If Detroit had successfully dangled Marino and/or Kelly to QB-needy clubs like the Patriots, Jets, Raiders and Dolphins at No. 13, getting a bevy of picks or players in return, the 9-year-old in me would have respected the leverage play.
But to just sit there and not exploit the upper hand … just reeks of stubbornness, and ultimately, stupidity.
If Kelly or Marino had gone to Detroit, er, Pontiac, I’m guessing Erik Kramer wouldn’t be the answer to the following trivia question: Who is the only Lions quarterback to win a playoff game since 1958?
On the flip side of the Lions’ short-sighted foibles back then, we have modern-day clubs like the Vikings (Christian Ponder, 2011), Titans (Jake Locker, 2011), Jaguars (Blaine Gabbert, 2011), Broncos (Tim Tebow. 2011) and Jets (Mark Sanchez, 2009) making classic mistakes of reaching high for quarterbacks who were far from consensus stars at the league’s most vital position.
Although Denver gets beaucoup points for rectifying its error … in the greatest way imaginable (Peyton Manning).
Bottom line: No executive, coach, fan or know-it-all writer can predict the future with amazing accuracy, but certain gut instincts or statistical assumptions must come into play when investing time, money, emotions and playbook resources into Round 1 quarterbacks.
To wit, here’s my annual, uh, acid test for NFL general managers when contemplating a quarterback high in the draft.

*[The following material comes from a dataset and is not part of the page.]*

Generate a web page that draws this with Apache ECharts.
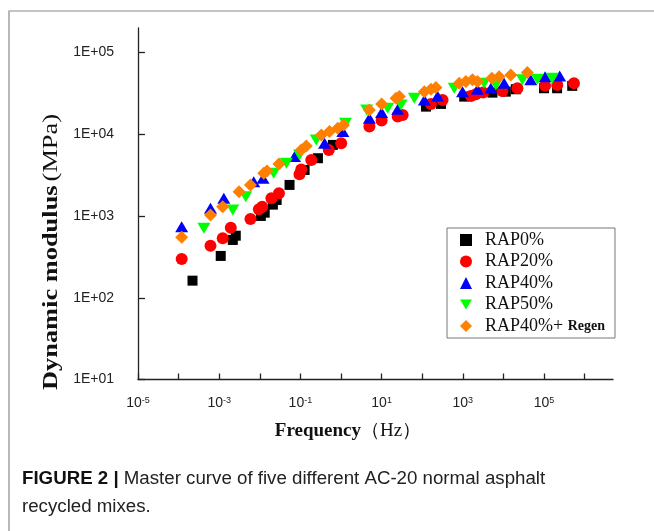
<!DOCTYPE html>
<html>
<head>
<meta charset="utf-8">
<script src="https://cdn.jsdelivr.net/npm/echarts@6/dist/echarts.min.js"></script>
<style>
html, body { margin: 0; padding: 0; background: #fff; }
#main { width: 654px; height: 531px; }
</style>
</head>
<body>
<div id="main"></div>
<script>
// [frequency Hz, dynamic modulus MPa]
var rap0 = [[2.2e-4,162],[1.09e-3,325],[2.16e-3,510],[2.56e-3,575],[1.06e-2,1003],[1.32e-2,1100],[2.1e-2,1380],[2.6e-2,1574],[5.4e-2,2404],[0.127,3664],[0.27,5100],[0.63,7420],[124,21830],[290,23550],[1082,28930],[5370,32380],[11450,33290],[20200,35620],[1.0e5,36620],[2.1e5,36620],[4.95e5,39170]];
var rap20 = [[1.19e-4,299],[6.1e-4,434],[1.22e-3,535],[1.93e-3,721],[5.88e-3,921],[9.5e-3,1211],[1.15e-2,1303],[1.93e-2,1652],[2.96e-2,1901],[9.5e-2,3250],[0.105,3700],[0.185,4860],[0.5,6440],[1.01,7780],[5.0,12440],[10,14720],[24.9,16480],[33,17270],[164,23550],[317,26370],[1581,29500],[2098,30960],[3170,32380],[9440,33950],[22100,36620],[1.06e5,39170],[2.12e5,40270],[5.46e5,42250]];
var rap40 = [[1.19e-4,741],[6.1e-4,1245],[1.3e-3,1652],[7.08e-3,2637],[1.2e-2,2902],[7.2e-2,5338],[0.394,7780],[1.11,10800],[5.0,15740],[10,18450],[24.9,20290],[113,26370],[239,29500],[985,33290],[2296,35620],[4900,36620],[10400,42250],[47100,46500],[1.06e5,50820],[2.43e5,51850]];
var rap50 = [[4.19e-4,710],[2.16e-3,1188],[4.51e-3,1727],[2.2e-2,3342],[4.51e-2,4426],[9.5e-2,5600],[0.246,8540],[1.29,13670],[4.3,19890],[14.1,20860],[30,22900],[64,27680],[615,36620],[3357,42250],[6500,40270],[29300,46380],[68400,47250],[1.6e5,48620]];
var regen = [[1.19e-4,550],[6.1e-4,1031],[1.22e-3,1303],[3.08e-3,1990],[5.88e-3,2404],[1.25e-2,3342],[1.5e-2,3564],[2.96e-2,4341],[0.105,6440],[0.14,7210],[0.327,9840],[0.521,10800],[0.83,11880],[1.15,13030],[5.0,19890],[10,23550],[22.7,27680],[27.4,28930],[113,33290],[164,35620],[218,37500],[817,42250],[1191,44190],[1730,46380],[2296,44190],[5190,48620],[7830,50820],[15200,53330],[38900,56890]];

var names = ['RAP0%', 'RAP20%', 'RAP40%', 'RAP50%', 'RAP40%+ Regen'];
var colors = ['#000000', '#ff0000', '#0000ff', '#00ff00', '#ff8000'];
var xTicks = [1e-5, 1e-4, 1e-3, 1e-2, 1e-1, 1, 10, 100, 1e3, 1e4, 1e5, 1e6];
var yTicks = [10, 100, 1e3, 1e4, 1e5];

var serif = '"Times New Roman", "Liberation Serif", serif';
var sans = 'Arial, "Liberation Sans", sans-serif';

var chart = echarts.init(document.getElementById('main'));

function scatter(i, data, symbol, size, rotate) {
  return {
    name: names[i],
    type: 'scatter',
    data: data,
    symbol: symbol,
    symbolSize: size,
    symbolRotate: rotate || 0,
    itemStyle: { color: colors[i], opacity: 1 },
    emphasis: { disabled: true }
  };
}

var option = {
  animation: false,
  backgroundColor: '#fff',
  grid: { left: 138, right: 41, top: 28, bottom: 151.5 },
  legend: {
    orient: 'vertical',
    left: 447,
    top: 228,
    padding: [3, 10, 3, 13],
    itemWidth: 12,
    itemHeight: 12,
    itemGap: 3.5,
    borderColor: '#777',
    borderWidth: 1,
    data: [
      { name: names[0] },
      { name: names[1] },
      { name: names[2] },
      { name: names[3], icon: 'path://M0,0L12,0L6,10Z' },
      { name: names[4] }
    ],
    formatter: function (n) {
      if (n === 'RAP40%+ Regen') return 'RAP40%+ {r|Regen}';
      return n;
    },
    textStyle: {
      fontFamily: serif, fontSize: 18, lineHeight: 18, color: '#111',
      padding: [0, 0, 0, 8],
      rich: { r: { fontFamily: serif, fontSize: 14, fontWeight: 'bold', color: '#111' } }
    }
  },
  xAxis: {
    type: 'log',
    logBase: 10,
    min: 1e-5,
    max: 5e6,
    interval: 1,
    name: '{b|Frequency}{n|（Hz）}',
    nameLocation: 'middle',
    nameGap: 42,
    nameTextStyle: {
      padding: [0, 55, 0, 0],
      rich: {
        b: { fontFamily: serif, fontSize: 19, fontWeight: 'bold', color: '#111' },
        n: { fontFamily: serif, fontSize: 19, color: '#111' }
      }
    },
    axisLine: { lineStyle: { color: '#222', width: 1.3 } },
    axisTick: { inside: true, length: 6, customValues: xTicks, lineStyle: { color: '#222', width: 1.3 } },
    splitLine: { show: false },
    axisLabel: {
      margin: 17,
      formatter: function (v) {
        var e = Math.round(Math.log10(v));
        if (Math.abs(Math.log10(v) - e) > 1e-6) return '';
        if ((e % 2 + 2) % 2 === 0) return '';
        return '{b|10}{s|' + e + '}';
      },
      rich: {
        b: { fontFamily: sans, fontSize: 14, color: '#222' },
        s: { fontFamily: sans, fontSize: 9, color: '#222', verticalAlign: 'top' }
      }
    }
  },
  yAxis: {
    type: 'log',
    logBase: 10,
    min: 10,
    max: 2e5,
    interval: 1,
    axisLine: { lineStyle: { color: '#222', width: 1.3 } },
    axisTick: { inside: true, length: 7, customValues: yTicks, lineStyle: { color: '#222', width: 1.3 } },
    splitLine: { show: false },
    axisLabel: {
      margin: 24,
      fontFamily: sans,
      fontSize: 14,
      color: '#222',
      formatter: function (v) {
        var e = Math.round(Math.log10(v));
        if (Math.abs(Math.log10(v) - e) > 1e-6) return '';
        return '1E+' + (e < 10 ? '0' : '') + e;
      }
    }
  },
  graphic: [
    {
      type: 'rect',
      shape: { x: 9, y: 11, width: 700, height: 600 },
      style: { fill: 'none', stroke: '#8a8a8a', lineWidth: 1.2 },
      silent: true
    },
    {
      // y axis title, stretched along its length like the source figure
      type: 'text',
      x: 51,
      y: 252,
      rotation: Math.PI / 2,
      scaleX: 1.2,
      style: {
        text: '{b|Dynamic modulus} {n|(MPa)}',
        align: 'center',
        verticalAlign: 'middle',
        rich: {
          b: { fontFamily: serif, fontSize: 22, fontWeight: 'bold', fill: '#111' },
          n: { fontFamily: serif, fontSize: 22, fill: '#111' }
        }
      },
      silent: true
    },
    {
      type: 'text',
      left: 22,
      top: 465,
      style: {
        text: '{b|FIGURE 2 |} Master curve of five different AC-20 normal asphalt\nrecycled mixes.',
        font: '18.7px "Liberation Sans", Arial, sans-serif',
        fill: '#222',
        lineHeight: 28,
        rich: {
          b: { font: 'bold 18.7px "Liberation Sans", Arial, sans-serif', fill: '#111' }
        }
      },
      silent: true
    }
  ],
  series: [
    scatter(0, rap0, 'rect', 10),
    scatter(1, rap20, 'circle', 12),
    scatter(2, rap40, 'triangle', [13, 11]),
    scatter(3, rap50, 'triangle', [13, 11], 180),
    scatter(4, regen, 'diamond', 13)
  ]
};

chart.setOption(option);
window.addEventListener('resize', function () {
  chart.resize();
});
</script>
</body>
</html>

If a particular man-crush doesn’t meet the criteria below, it’s probably best to pass on the rookie and wait for the next prospect to move up the ladder.
The QB Test
1. Will your Round 1 man-crush become the starter for at least seven games in Year 1? (Precedent: Dan Marino, John Elway, Ben Roethlisberger, Matt Ryan)
2. Can your prospective stud orchestrate a significant win-loss turnaround in Year 2? (Peyton Manning in 1999)

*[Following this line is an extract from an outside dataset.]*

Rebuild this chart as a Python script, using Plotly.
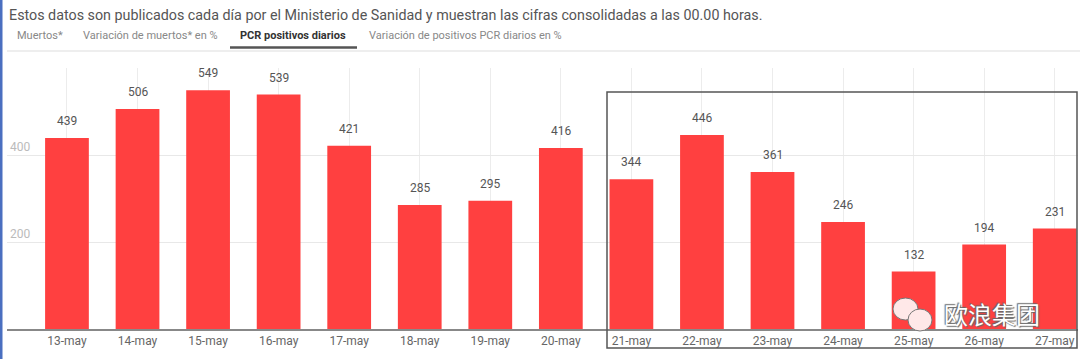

3. Does he have the capacity for 3,800 passing yards in Year 2? (Elway, Marino, Manning)
4. Can your Round 1 stud average 65 percent passing from Years 2 through 8? (Troy Aikman)
5. Will your Round 1 man-crush annually exceed 4,000 yards passing after his 30th birthday — for the team that drafted him? (Marino, Manning)
6. Can he throw for 60 combined TDs in Years 3 and 4? (Marino, Matthew Stafford, Jim Everett)
7. Does your Round 1 dynamo have the potential for 2,500 yards passing and 900 rushing yards in the same season? (Michael Vick)
8. Can your Round 1 must-have reach the Super Bowl within his first four seasons? (Eli Manning, Marino, Elway, Aikman)
9. Does your Round 1 stud possess the greatest arm you’ve ever seen — or might ever see? (Elway, Stafford, Terry Bradshaw, Jeff George)
10. And finally, would you rather have your targeted QB early in Round 1 … or, for history sake, second-round notables like Andy Dalton (Bengals), Colin Kaepernick (49ers), Brett Favre (originally of the Falcons)?
If a GM can honestly give affirmative answers to the majority of questions, by all means, go ahead and draft your Round 1 asset with supreme confidence. Then, sit back and enjoy the fruits of your prescient labor for the next 10-15 seasons (obviously, Jeff George didn’t work out for the Colts, even though he matched the criteria of a franchise savior).
And if you answered “No” for nearly every query, don’t fret, either.
Just take a deep breath, consult your larger-than-life draft board and focus on taking a top-rated offensive or defensive lineman in Round 1. When in doubt, you can never go wrong with infrastructure picks.
And if you feel like taking a quarterback in the latter rounds, that’s OK, too.
After all, neither Drew Brees, Tom Brady, Matt Schaub, Tony Romo nor Joe Montana were Round 1 selections — and they all survived the heartbreak of not being labeled can’t-miss kids coming out of college.